● **REQUIRED TASK**:
Retype the complete listing exactly as it appears.

● **RAW DATA**:

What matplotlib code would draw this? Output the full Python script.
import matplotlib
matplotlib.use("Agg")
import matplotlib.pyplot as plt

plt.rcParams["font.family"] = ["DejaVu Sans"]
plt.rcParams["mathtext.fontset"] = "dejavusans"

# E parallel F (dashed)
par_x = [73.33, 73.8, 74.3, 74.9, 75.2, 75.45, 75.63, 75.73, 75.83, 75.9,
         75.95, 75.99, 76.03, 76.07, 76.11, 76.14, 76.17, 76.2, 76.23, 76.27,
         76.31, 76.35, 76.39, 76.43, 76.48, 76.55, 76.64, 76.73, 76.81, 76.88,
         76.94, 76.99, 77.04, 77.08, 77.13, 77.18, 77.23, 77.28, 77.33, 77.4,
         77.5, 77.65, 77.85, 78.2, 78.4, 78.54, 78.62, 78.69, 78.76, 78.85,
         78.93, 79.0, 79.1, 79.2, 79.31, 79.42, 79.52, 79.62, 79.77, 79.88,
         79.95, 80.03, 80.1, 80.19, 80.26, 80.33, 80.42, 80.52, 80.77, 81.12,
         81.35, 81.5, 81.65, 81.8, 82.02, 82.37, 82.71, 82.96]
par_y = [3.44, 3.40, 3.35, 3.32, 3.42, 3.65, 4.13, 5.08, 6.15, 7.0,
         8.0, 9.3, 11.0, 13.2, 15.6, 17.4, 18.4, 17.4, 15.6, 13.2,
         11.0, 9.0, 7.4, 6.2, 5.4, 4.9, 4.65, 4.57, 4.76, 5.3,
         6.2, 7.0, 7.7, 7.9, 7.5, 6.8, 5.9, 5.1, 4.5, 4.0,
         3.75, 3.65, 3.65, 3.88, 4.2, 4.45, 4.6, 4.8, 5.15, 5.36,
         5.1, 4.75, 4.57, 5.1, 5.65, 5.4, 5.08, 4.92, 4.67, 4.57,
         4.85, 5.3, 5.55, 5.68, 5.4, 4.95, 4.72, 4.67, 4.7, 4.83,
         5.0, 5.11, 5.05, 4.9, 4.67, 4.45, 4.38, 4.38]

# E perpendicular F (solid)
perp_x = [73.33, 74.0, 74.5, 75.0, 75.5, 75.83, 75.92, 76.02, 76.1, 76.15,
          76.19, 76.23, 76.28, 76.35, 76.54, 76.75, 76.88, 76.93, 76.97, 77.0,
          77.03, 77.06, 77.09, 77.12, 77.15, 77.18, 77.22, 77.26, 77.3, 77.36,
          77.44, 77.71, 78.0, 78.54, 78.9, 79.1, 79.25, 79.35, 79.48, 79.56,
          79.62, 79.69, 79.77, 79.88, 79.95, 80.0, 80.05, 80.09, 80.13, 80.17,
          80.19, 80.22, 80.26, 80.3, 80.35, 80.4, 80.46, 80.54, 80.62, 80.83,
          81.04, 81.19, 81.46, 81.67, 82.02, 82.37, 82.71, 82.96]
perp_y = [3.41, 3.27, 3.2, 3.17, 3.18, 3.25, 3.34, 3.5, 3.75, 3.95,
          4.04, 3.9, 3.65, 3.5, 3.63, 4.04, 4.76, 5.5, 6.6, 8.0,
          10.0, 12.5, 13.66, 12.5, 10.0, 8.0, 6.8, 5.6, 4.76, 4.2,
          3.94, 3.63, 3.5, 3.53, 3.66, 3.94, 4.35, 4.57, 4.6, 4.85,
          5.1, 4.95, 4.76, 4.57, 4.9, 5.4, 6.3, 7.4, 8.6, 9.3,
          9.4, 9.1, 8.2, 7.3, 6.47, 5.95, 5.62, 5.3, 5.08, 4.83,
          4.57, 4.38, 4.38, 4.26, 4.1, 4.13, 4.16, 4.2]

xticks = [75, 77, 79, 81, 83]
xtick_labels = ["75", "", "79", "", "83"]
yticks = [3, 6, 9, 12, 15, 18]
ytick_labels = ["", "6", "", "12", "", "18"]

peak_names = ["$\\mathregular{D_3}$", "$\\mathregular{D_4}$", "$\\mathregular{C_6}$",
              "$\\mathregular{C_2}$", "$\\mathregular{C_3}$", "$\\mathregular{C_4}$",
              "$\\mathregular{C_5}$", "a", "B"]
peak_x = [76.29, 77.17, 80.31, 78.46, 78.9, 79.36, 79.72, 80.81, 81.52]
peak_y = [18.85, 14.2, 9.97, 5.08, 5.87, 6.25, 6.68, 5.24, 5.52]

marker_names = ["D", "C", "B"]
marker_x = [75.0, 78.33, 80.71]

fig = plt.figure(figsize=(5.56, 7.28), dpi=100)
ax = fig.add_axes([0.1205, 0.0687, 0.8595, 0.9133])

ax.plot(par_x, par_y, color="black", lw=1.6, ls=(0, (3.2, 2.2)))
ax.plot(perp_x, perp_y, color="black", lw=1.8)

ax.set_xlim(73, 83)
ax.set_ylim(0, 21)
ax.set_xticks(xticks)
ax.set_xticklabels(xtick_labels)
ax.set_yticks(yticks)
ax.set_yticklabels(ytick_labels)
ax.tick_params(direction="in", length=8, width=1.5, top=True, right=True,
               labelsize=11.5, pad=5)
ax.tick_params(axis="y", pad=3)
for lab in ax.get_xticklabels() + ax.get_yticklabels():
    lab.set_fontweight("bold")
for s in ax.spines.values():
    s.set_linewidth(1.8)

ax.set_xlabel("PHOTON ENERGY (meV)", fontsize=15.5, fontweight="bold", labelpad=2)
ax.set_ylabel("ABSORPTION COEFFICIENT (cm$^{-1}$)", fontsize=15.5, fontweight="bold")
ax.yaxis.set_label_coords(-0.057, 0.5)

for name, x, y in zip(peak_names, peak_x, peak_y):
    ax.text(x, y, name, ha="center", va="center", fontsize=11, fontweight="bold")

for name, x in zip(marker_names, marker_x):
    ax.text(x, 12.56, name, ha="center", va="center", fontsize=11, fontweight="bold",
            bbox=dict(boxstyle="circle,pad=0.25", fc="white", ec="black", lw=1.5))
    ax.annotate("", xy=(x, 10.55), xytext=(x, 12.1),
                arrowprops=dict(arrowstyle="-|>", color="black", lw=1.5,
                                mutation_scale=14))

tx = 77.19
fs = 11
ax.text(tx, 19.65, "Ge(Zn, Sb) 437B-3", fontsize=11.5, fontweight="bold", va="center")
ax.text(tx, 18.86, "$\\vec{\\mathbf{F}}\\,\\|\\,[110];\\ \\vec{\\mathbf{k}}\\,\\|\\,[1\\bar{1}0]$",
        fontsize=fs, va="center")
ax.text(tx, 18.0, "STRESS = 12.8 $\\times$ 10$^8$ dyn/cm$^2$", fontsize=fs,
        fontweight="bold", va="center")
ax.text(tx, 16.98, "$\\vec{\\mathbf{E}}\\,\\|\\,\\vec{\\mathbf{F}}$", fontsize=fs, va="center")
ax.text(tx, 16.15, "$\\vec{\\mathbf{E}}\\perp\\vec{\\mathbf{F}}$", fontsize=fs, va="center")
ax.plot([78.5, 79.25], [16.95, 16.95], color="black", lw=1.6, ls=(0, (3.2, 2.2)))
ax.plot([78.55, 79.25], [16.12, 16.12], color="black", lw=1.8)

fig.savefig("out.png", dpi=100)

● **FULL SOLUTION**:
What matplotlib code would draw this? Output the full Python script.
import matplotlib
matplotlib.use("Agg")
import matplotlib.pyplot as plt

plt.rcParams["font.family"] = ["DejaVu Sans"]
plt.rcParams["mathtext.fontset"] = "dejavusans"

# E parallel F (dashed)
par_x = [73.33, 73.8, 74.3, 74.9, 75.2, 75.45, 75.63, 75.73, 75.83, 75.9,
         75.95, 75.99, 76.03, 76.07, 76.11, 76.14, 76.17, 76.2, 76.23, 76.27,
         76.31, 76.35, 76.39, 76.43, 76.48, 76.55, 76.64, 76.73, 76.81, 76.88,
         76.94, 76.99, 77.04, 77.08, 77.13, 77.18, 77.23, 77.28, 77.33, 77.4,
         77.5, 77.65, 77.85, 78.2, 78.4, 78.54, 78.62, 78.69, 78.76, 78.85,
         78.93, 79.0, 79.1, 79.2, 79.31, 79.42, 79.52, 79.62, 79.77, 79.88,
         79.95, 80.03, 80.1, 80.19, 80.26, 80.33, 80.42, 80.52, 80.77, 81.12,
         81.35, 81.5, 81.65, 81.8, 82.02, 82.37, 82.71, 82.96]
par_y = [3.44, 3.40, 3.35, 3.32, 3.42, 3.65, 4.13, 5.08, 6.15, 7.0,
         8.0, 9.3, 11.0, 13.2, 15.6, 17.4, 18.4, 17.4, 15.6, 13.2,
         11.0, 9.0, 7.4, 6.2, 5.4, 4.9, 4.65, 4.57, 4.76, 5.3,
         6.2, 7.0, 7.7, 7.9, 7.5, 6.8, 5.9, 5.1, 4.5, 4.0,
         3.75, 3.65, 3.65, 3.88, 4.2, 4.45, 4.6, 4.8, 5.15, 5.36,
         5.1, 4.75, 4.57, 5.1, 5.65, 5.4, 5.08, 4.92, 4.67, 4.57,
         4.85, 5.3, 5.55, 5.68, 5.4, 4.95, 4.72, 4.67, 4.7, 4.83,
         5.0, 5.11, 5.05, 4.9, 4.67, 4.45, 4.38, 4.38]

# E perpendicular F (solid)
perp_x = [73.33, 74.0, 74.5, 75.0, 75.5, 75.83, 75.92, 76.02, 76.1, 76.15,
          76.19, 76.23, 76.28, 76.35, 76.54, 76.75, 76.88, 76.93, 76.97, 77.0,
          77.03, 77.06, 77.09, 77.12, 77.15, 77.18, 77.22, 77.26, 77.3, 77.36,
          77.44, 77.71, 78.0, 78.54, 78.9, 79.1, 79.25, 79.35, 79.48, 79.56,
          79.62, 79.69, 79.77, 79.88, 79.95, 80.0, 80.05, 80.09, 80.13, 80.17,
          80.19, 80.22, 80.26, 80.3, 80.35, 80.4, 80.46, 80.54, 80.62, 80.83,
          81.04, 81.19, 81.46, 81.67, 82.02, 82.37, 82.71, 82.96]
perp_y = [3.41, 3.27, 3.2, 3.17, 3.18, 3.25, 3.34, 3.5, 3.75, 3.95,
          4.04, 3.9, 3.65, 3.5, 3.63, 4.04, 4.76, 5.5, 6.6, 8.0,
          10.0, 12.5, 13.66, 12.5, 10.0, 8.0, 6.8, 5.6, 4.76, 4.2,
          3.94, 3.63, 3.5, 3.53, 3.66, 3.94, 4.35, 4.57, 4.6, 4.85,
          5.1, 4.95, 4.76, 4.57, 4.9, 5.4, 6.3, 7.4, 8.6, 9.3,
          9.4, 9.1, 8.2, 7.3, 6.47, 5.95, 5.62, 5.3, 5.08, 4.83,
          4.57, 4.38, 4.38, 4.26, 4.1, 4.13, 4.16, 4.2]

xticks = [75, 77, 79, 81, 83]
xtick_labels = ["75", "", "79", "", "83"]
yticks = [3, 6, 9, 12, 15, 18]
ytick_labels = ["", "6", "", "12", "", "18"]

peak_names = ["$\\mathregular{D_3}$", "$\\mathregular{D_4}$", "$\\mathregular{C_6}$",
              "$\\mathregular{C_2}$", "$\\mathregular{C_3}$", "$\\mathregular{C_4}$",
              "$\\mathregular{C_5}$", "a", "B"]
peak_x = [76.29, 77.17, 80.31, 78.46, 78.9, 79.36, 79.72, 80.81, 81.52]
peak_y = [18.85, 14.2, 9.97, 5.08, 5.87, 6.25, 6.68, 5.24, 5.52]

marker_names = ["D", "C", "B"]
marker_x = [75.0, 78.33, 80.71]

fig = plt.figure(figsize=(5.56, 7.28), dpi=100)
ax = fig.add_axes([0.1205, 0.0687, 0.8595, 0.9133])

ax.plot(par_x, par_y, color="black", lw=1.6, ls=(0, (3.2, 2.2)))
ax.plot(perp_x, perp_y, color="black", lw=1.8)

ax.set_xlim(73, 83)
ax.set_ylim(0, 21)
ax.set_xticks(xticks)
ax.set_xticklabels(xtick_labels)
ax.set_yticks(yticks)
ax.set_yticklabels(ytick_labels)
ax.tick_params(direction="in", length=8, width=1.5, top=True, right=True,
               labelsize=11.5, pad=5)
ax.tick_params(axis="y", pad=3)
for lab in ax.get_xticklabels() + ax.get_yticklabels():
    lab.set_fontweight("bold")
for s in ax.spines.values():
    s.set_linewidth(1.8)

ax.set_xlabel("PHOTON ENERGY (meV)", fontsize=15.5, fontweight="bold", labelpad=2)
ax.set_ylabel("ABSORPTION COEFFICIENT (cm$^{-1}$)", fontsize=15.5, fontweight="bold")
ax.yaxis.set_label_coords(-0.057, 0.5)

for name, x, y in zip(peak_names, peak_x, peak_y):
    ax.text(x, y, name, ha="center", va="center", fontsize=11, fontweight="bold")

for name, x in zip(marker_names, marker_x):
    ax.text(x, 12.56, name, ha="center", va="center", fontsize=11, fontweight="bold",
            bbox=dict(boxstyle="circle,pad=0.25", fc="white", ec="black", lw=1.5))
    ax.annotate("", xy=(x, 10.55), xytext=(x, 12.1),
                arrowprops=dict(arrowstyle="-|>", color="black", lw=1.5,
                                mutation_scale=14))

tx = 77.19
fs = 11
ax.text(tx, 19.65, "Ge(Zn, Sb) 437B-3", fontsize=11.5, fontweight="bold", va="center")
ax.text(tx, 18.86, "$\\vec{\\mathbf{F}}\\,\\|\\,[110];\\ \\vec{\\mathbf{k}}\\,\\|\\,[1\\bar{1}0]$",
        fontsize=fs, va="center")
ax.text(tx, 18.0, "STRESS = 12.8 $\\times$ 10$^8$ dyn/cm$^2$", fontsize=fs,
        fontweight="bold", va="center")
ax.text(tx, 16.98, "$\\vec{\\mathbf{E}}\\,\\|\\,\\vec{\\mathbf{F}}$", fontsize=fs, va="center")
ax.text(tx, 16.15, "$\\vec{\\mathbf{E}}\\perp\\vec{\\mathbf{F}}$", fontsize=fs, va="center")
ax.plot([78.5, 79.25], [16.95, 16.95], color="black", lw=1.6, ls=(0, (3.2, 2.2)))
ax.plot([78.55, 79.25], [16.12, 16.12], color="black", lw=1.8)

fig.savefig("out.png", dpi=100)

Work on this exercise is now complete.